Obama Urges Congress to Pass Immigration Reform
As the Senate is poised to make a key vote on an immigration compromise Monday, President Obama pressed Congress Saturday to pass immigration reform.
"The United States Senate is debating a bipartisan, commonsense bill that would be an important step toward fixing our broken immigration system," Obama said in his weekly address Saturday. "The bill isn't perfect. It's a compromise. Nobody is going to get everything they want - not Democrats, not Republicans, not me. But it's consistent with the principles that I and others have laid out for commonsense reform."
The president said the bill would lead to "stronger enforcement. A smarter legal immigration system. A pathway to earned citizenship. A more vibrant, growing economy that's fairer on the middle class. And a more stable fiscal future for our kids."
"We can do this, because we are a nation of laws and a nation of immigrants; a place enriched by the contributions of people from all over the world, and stronger for it. That's been the story of America from the start. Let's keep it going," he said.
On Friday, a bipartisan immigration amendment on border security was filed in the Senate, setting up a major vote on immigration reform for Monday to determine whether they should proceed with the full bill.

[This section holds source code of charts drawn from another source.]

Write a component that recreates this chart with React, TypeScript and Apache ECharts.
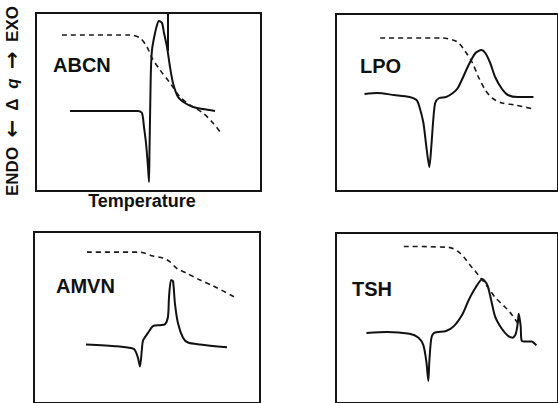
import React, { useEffect, useRef } from "react";
import * as echarts from "echarts";

// Panel labels
const panelNames = ["ABCN", "LPO", "AMVN", "TSH"];
const xAxisTitle = "Temperature";

// [temperature, heat flow] in arbitrary panel units
const abcnDsc: number[][] = [
  [34, 80], [102, 80], [106, 78], [108, 64], [110, 48], [112, 24], [113, 9],
  [113.5, 41], [114, 71], [114.5, 101], [115, 124], [116, 141], [118, 153],
  [121, 166], [123, 170], [126, 168], [128, 158], [131, 144], [134, 124],
  [137, 108], [142, 94], [149, 88], [157, 84], [167, 82], [179, 80],
];
const abcnOffscale: number[][] = [[132, 178], [132, 140]];
const abcnMass: number[][] = [
  [26, 156], [94, 156], [104, 153], [111, 144], [116, 133], [124, 121],
  [134, 108], [144, 94], [154, 86], [167, 78], [177, 68], [185, 58],
];

const lpoDsc: number[][] = [
  [29, 97], [42, 98], [59, 96], [75, 94], [82, 91], [85, 84], [89, 68],
  [92, 44], [95, 24], [97, 44], [99, 71], [101, 88], [105, 93], [112, 94],
  [119, 98], [124, 103], [129, 113], [135, 126], [142, 138], [148, 141],
  [152, 138], [157, 128], [162, 114], [169, 102], [175, 96], [185, 94], [201, 94],
];
const lpoMass: number[][] = [
  [45, 153], [109, 153], [119, 151], [125, 148], [132, 139], [139, 128],
  [145, 114], [152, 101], [159, 93], [169, 88], [182, 86], [201, 82],
];

const amvnDsc: number[][] = [
  [52, 61], [83, 59], [98, 57], [101, 55], [104, 47], [106, 38], [108, 57],
  [109, 65], [114, 73], [119, 80], [126, 81], [131, 82], [134, 90], [135, 110],
  [137, 128], [139, 127], [141, 103], [144, 83], [149, 68], [154, 63],
  [166, 61], [193, 58],
];
const amvnMass: number[][] = [
  [53, 157], [106, 157], [119, 153], [129, 151], [136, 147], [143, 140],
  [153, 135], [166, 128], [179, 122], [203, 109],
];

const tshDsc: number[][] = [
  [31, 73], [52, 74], [75, 72], [84, 68], [89, 60], [92, 43], [94, 23],
  [95, 43], [97, 67], [100, 73], [112, 75], [120, 80], [129, 93], [135, 107],
  [142, 120], [149, 129], [154, 123], [158, 107], [162, 90], [169, 77],
  [175, 70], [180, 68], [183, 72], [185, 83], [186, 93], [188, 80], [189, 65],
  [194, 64], [199, 64], [204, 60],
];
const tshMass: number[][] = [
  [69, 163], [115, 162], [124, 158], [130, 152], [137, 143], [142, 137],
  [149, 128], [155, 120], [162, 110], [172, 100], [179, 92], [185, 83],
];

export default function App() {
  const ref = useRef<HTMLDivElement>(null);
  useEffect(() => {
    if (!ref.current) return;
    const chart = echarts.init(ref.current, undefined, { renderer: "svg" });
    const grids = [
      { left: 36, top: 13, width: 225, height: 178 },
      { left: 336, top: 14, width: 226, height: 177 },
      { left: 34, top: 232, width: 226, height: 178 },
      { left: 336, top: 233, width: 226, height: 177 },
    ].map((g) => ({
      ...g,
      show: true,
      borderColor: "#151515",
      borderWidth: 2,
      backgroundColor: "transparent",
      containLabel: false,
    }));
    const axisCommon = {
      type: "value" as const,
      show: false,
      splitLine: { show: false },
    };
    const xAxes = grids.map((g, i) => ({
      ...axisCommon,
      gridIndex: i,
      min: 0,
      max: g.width,
    }));
    const yAxes = grids.map((g, i) => ({
      ...axisCommon,
      gridIndex: i,
      min: 0,
      max: g.height,
    }));
    const solid = (name: string, data: number[][], i: number) => ({
      name,
      type: "line",
      xAxisIndex: i,
      yAxisIndex: i,
      data,
      showSymbol: false,
      smooth: 0.25,
      lineStyle: { color: "#111", width: 2 },
    });
    const dashed = (name: string, data: number[][], i: number) => ({
      name,
      type: "line",
      xAxisIndex: i,
      yAxisIndex: i,
      data,
      showSymbol: false,
      smooth: 0.3,
      lineStyle: { color: "#1a1a1a", width: 1.6, type: [5, 4] },
    });
    const series = [
      solid("ABCN DSC", abcnDsc, 0),
      { ...solid("ABCN off-scale", abcnOffscale, 0), smooth: false },
      dashed("ABCN mass", abcnMass, 0),
      solid("LPO DSC", lpoDsc, 1),
      dashed("LPO mass", lpoMass, 1),
      solid("AMVN DSC", amvnDsc, 2),
      dashed("AMVN mass", amvnMass, 2),
      solid("TSH DSC", tshDsc, 3),
      dashed("TSH mass", tshMass, 3),
    ];
    const labelPos = [
      [53, 65],
      [360, 66],
      [56, 286],
      [352, 289],
    ];
    const font = "Liberation Sans, Arial, sans-serif";
    const graphic: any[] = panelNames.map((n, i) => ({
      type: "text",
      x: labelPos[i][0],
      y: labelPos[i][1],
      style: {
        text: n,
        font: `bold 20px ${font}`,
        fill: "#111",
        textAlign: "left",
        textVerticalAlign: "middle",
      },
    }));
    graphic.push({
      type: "text",
      x: 142,
      y: 201,
      style: {
        text: xAxisTitle,
        font: `bold 18px ${font}`,
        fill: "#111",
        textAlign: "center",
        textVerticalAlign: "middle",
      },
    });
    graphic.push({
      type: "text",
      x: 12,
      y: 101,
      rotation: Math.PI / 2,
      style: {
        text: "{a|ENDO  }{r|←}{a|  Δ  }{q|q}{a|  }{r|→}{a|  EXO}",
        textAlign: "center",
        textVerticalAlign: "middle",
        rich: {
          a: { font: `bold 17px ${font}`, fill: "#111" },
          q: { font: `italic bold 17px ${font}`, fill: "#111" },
          r: { font: `bold 21px DejaVu Sans`, fill: "#111" },
        },
      },
    });
    chart.setOption({
      animation: false,
      backgroundColor: "#fff",
      grid: grids,
      xAxis: xAxes,
      yAxis: yAxes,
      series,
      graphic,
    });
    return () => chart.dispose();
  }, []);
  return (
    <div
      ref={ref}
      style={{ position: "fixed", left: 0, top: 0, width: 558, height: 403 }}
    />
  );
}
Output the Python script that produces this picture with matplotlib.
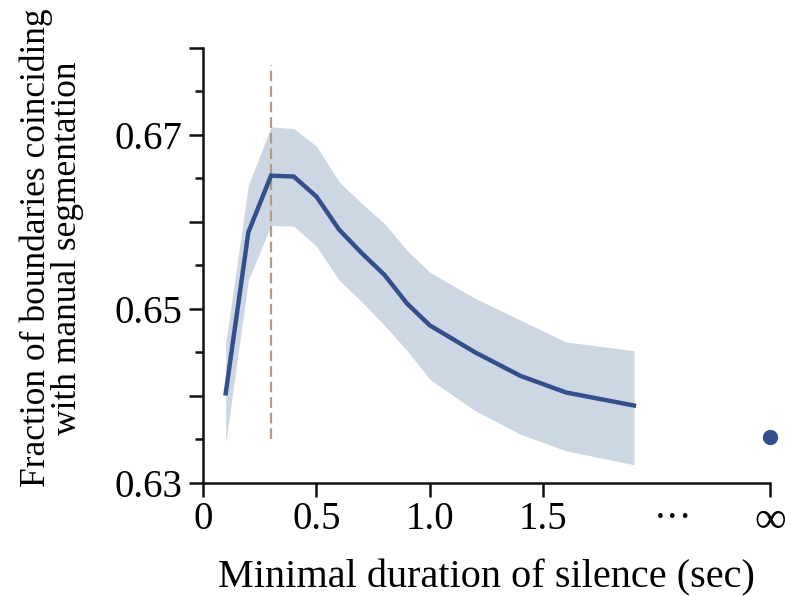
import matplotlib
matplotlib.use("Agg")
import matplotlib.pyplot as plt
from matplotlib.ticker import MultipleLocator, FixedLocator

# Data
durations = [0.1, 0.2, 0.3, 0.4, 0.5, 0.6, 0.7, 0.8, 0.9, 1.0, 1.2, 1.4, 1.6, 1.9]
mean_frac = [0.6403, 0.6588, 0.6653, 0.6652, 0.6629, 0.6591, 0.6564, 0.6539,
             0.6506, 0.6481, 0.6450, 0.6423, 0.6404, 0.6389]
upper_frac = [0.6460, 0.6642, 0.6709, 0.6707, 0.6687, 0.6646, 0.6621, 0.6598,
              0.6567, 0.6542, 0.6512, 0.6487, 0.6462, 0.6452]
lower_frac = [0.6346, 0.6533, 0.6596, 0.6595, 0.6572, 0.6533, 0.6508, 0.6481,
              0.6452, 0.6419, 0.6383, 0.6356, 0.6337, 0.6321]
inf_pos = 2.5
inf_value = 0.6353
best_duration = 0.3
best_line_range = [0.635, 0.678]
xtick_pos = [0, 0.5, 1.0, 1.5, 2.075, 2.5]
xtick_labels = ["0", "0.5", "1.0", "1.5", "\u00b7\u00b7\u00b7", "\u221e"]
ytick_major = [0.63, 0.64, 0.65, 0.66, 0.67, 0.68]
ytick_labels = ["0.63", "", "0.65", "", "0.67", ""]

plt.rcParams['font.family'] = ['Liberation Serif', 'DejaVu Serif']

fig = plt.figure(figsize=(7.85, 5.96), dpi=100)
ax = fig.add_axes([0.2586, 0.1896, 0.7224, 0.7304])

line_color = '#34508c'
band_color = '#cdd7e3'

ax.fill_between(durations, lower_frac, upper_frac, color=band_color, lw=0, zorder=1)
ax.vlines(best_duration, best_line_range[0], best_line_range[1], colors='#b39c82',
          linestyles=(0, (4.8, 2.2)), lw=1.6, zorder=2)
ax.plot(durations, mean_frac, color=line_color, lw=3.2, zorder=3,
        solid_joinstyle='miter')
ax.plot([inf_pos], [inf_value], 'o', color=line_color, ms=10, zorder=4, clip_on=False)

ax.set_xlim(0, 2.5)
ax.set_ylim(0.63, 0.68)

for s in ['top', 'right']:
    ax.spines[s].set_visible(False)
for s in ['left', 'bottom']:
    ax.spines[s].set_linewidth(1.8)
    ax.spines[s].set_color('#111111')

ax.xaxis.set_major_locator(FixedLocator(xtick_pos))
ax.set_xticklabels(xtick_labels)
ax.yaxis.set_major_locator(FixedLocator(ytick_major))
ax.set_yticklabels(ytick_labels)
ax.yaxis.set_minor_locator(MultipleLocator(0.005))

ax.tick_params(axis='both', which='major', labelsize=28, width=1.8, length=10,
               direction='out', color='#111111')
ax.tick_params(axis='y', which='minor', width=1.8, length=6, direction='out',
               color='#111111')
ax.tick_params(axis='x', pad=3)
ax.tick_params(axis='y', pad=5)

# hide tick mark for the ellipsis label
xt = ax.xaxis.get_major_ticks()
xt[4].tick1line.set_visible(False)
xt[5].label1.set_fontsize(32)

ax.set_xlabel("Minimal duration of silence (sec)", fontsize=29, labelpad=13)
ax.set_ylabel("Fraction of boundaries coinciding\nwith manual segmentation",
              fontsize=25.5, labelpad=12, linespacing=0.92)
ax.yaxis.set_label_coords(-0.21, 0.54)

fig.savefig("out.png", dpi=100)
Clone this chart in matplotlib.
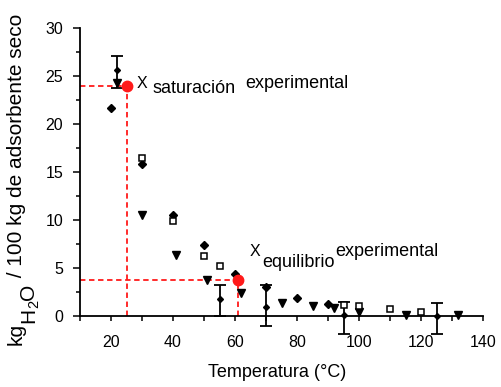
import matplotlib
matplotlib.use('Agg')
import matplotlib.pyplot as plt
from matplotlib.ticker import MultipleLocator

plt.rcParams['font.family'] = ['Liberation Sans', 'DejaVu Sans']

# filled diamonds
dia_t = [20, 30, 40, 50, 60, 70, 80, 90]
dia_x = [21.7, 15.8, 10.5, 7.4, 4.4, 3.05, 1.85, 1.25]
# filled down triangles
tri_t = [22, 30, 41, 51, 62, 75, 85, 92, 100, 115, 132]
tri_x = [24.3, 10.5, 6.4, 3.75, 2.4, 1.4, 1.05, 0.8, 0.45, 0.1, 0.1]
# open squares
sq_t = [30, 40, 50, 55, 95, 100, 110, 120]
sq_x = [16.5, 9.9, 6.3, 5.2, 1.15, 1.0, 0.7, 0.45]
# points with error bars
eb_t = [22, 55, 70, 95, 125]
eb_x = [25.6, 1.75, 0.9, 0.1, 0.0]
eb_lo = [1.85, 1.75, 1.95, 2.0, 1.9]
eb_hi = [1.5, 1.5, 2.3, 1.4, 1.4]
# highlighted values (saturation, equilibrium)
red_t = [25, 61]
red_x = [24.0, 3.7]

W, H = 501, 387
fig = plt.figure(figsize=(W / 100, H / 100), dpi=100)
ax = fig.add_axes([80 / W, 1 - 316 / H, 403 / W, 288 / H])

red = '#ff1a1a'
dash = (0, (3, 2))
for t, x in zip(red_t, red_x):
    ax.plot([10, t], [x, x], color=red, lw=1.3, ls=dash, clip_on=False, zorder=2)
    ax.plot([t, t], [0, x], color=red, lw=1.3, ls=dash, clip_on=False, zorder=2)

ax.errorbar(eb_t, eb_x, yerr=[eb_lo, eb_hi], fmt='D', color='black', ms=3,
            elinewidth=1.3, capsize=4, capthick=1.3, clip_on=False, zorder=3)
ax.plot(dia_t, dia_x, 'D', color='black', ms=4.5, clip_on=False, zorder=3)
ax.plot(tri_t, tri_x, 'v', color='black', ms=6, clip_on=False, zorder=3)
ax.plot(sq_t, sq_x, 's', mfc='white', mec='black', mew=1.1, ms=4, clip_on=False, zorder=3)
ax.plot(red_t, red_x, 'o', color=red, ms=7.5, clip_on=False, zorder=4)

ax.set_xlim(10, 140)
ax.set_ylim(0, 30)
ax.spines['top'].set_visible(False)
ax.spines['right'].set_visible(False)
ax.spines['left'].set_linewidth(1.3)
ax.spines['bottom'].set_linewidth(1.3)
ax.xaxis.set_major_locator(MultipleLocator(20))
ax.xaxis.set_minor_locator(MultipleLocator(10))
ax.yaxis.set_major_locator(MultipleLocator(5))
ax.yaxis.set_minor_locator(MultipleLocator(2.5))
ax.tick_params(axis='x', which='both', length=3.5, width=1.1, pad=10, labelsize=11.5)
ax.tick_params(axis='y', which='major', length=5, width=1.1, pad=7, labelsize=11.5)
ax.tick_params(axis='y', which='minor', length=3, width=1.1)

ax.set_xlabel('Temperatura (°C)', fontsize=13)
ax.xaxis.set_label_coords(0.49, -0.165)

# annotations
kw = dict(ha='left', va='baseline', clip_on=False)
ax.text(28.4, 23.8, 'X', fontsize=11.5, **kw)
ax.text(33.5, 23.2, 'saturación', fontsize=13, **kw)
ax.text(63.2, 23.7, 'experimental', fontsize=13, **kw)
ax.text(64.8, 6.25, 'X', fontsize=11.5, **kw)
ax.text(68.7, 5.14, 'equilibrio', fontsize=13, **kw)
ax.text(92.3, 6.3, 'experimental', fontsize=13, **kw)

# y label built piece by piece (subscripted H2O)
renderer = fig.canvas.get_renderer()
pieces = [('kg', 22, 15), ('H', 34, 15), ('2', 38, 10.5), ('O', 34, 15),
          (' / 100 kg de adsorbente seco', 22, 15)]
y = 345
for s, base, size in pieces:
    t = fig.text(base / W, 1 - y / H, s, rotation=90, rotation_mode='anchor',
                 ha='left', va='baseline', fontsize=size)
    y -= t.get_window_extent(renderer).height

fig.savefig('out.png', dpi=100)
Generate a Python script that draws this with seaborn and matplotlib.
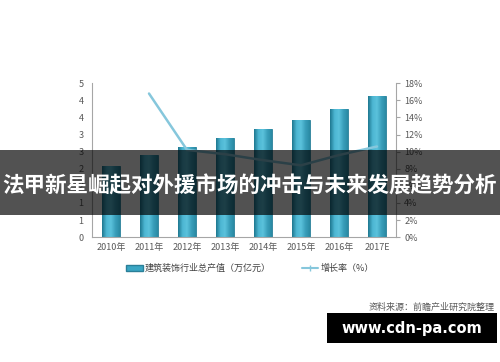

The amendment enhances the border security provisions in the bi-partisan Gang of Eight plan by doubling the number of border patrol agents from its current size of 21,000 to 40,000 officers as well as completing a 700 mile fence along the U.S.-Mexico border.
The compromise, which was sponsored by two Republican senators - Bob Corker of Tenn. And John Hoeven of N.D. - could help solidify the votes needed for the plan to pass the Senate.
Senate Majority Leader Harry Reid hopes to pass the bill before the July 4 recess, but the plan has an uncertain fate in the House of Representatives as many members are calling for stricter border security measures. House Speaker John Boehner said earlier this week that he would not take an immigration bill to the House floor unless it has support from a majority of House Republicans.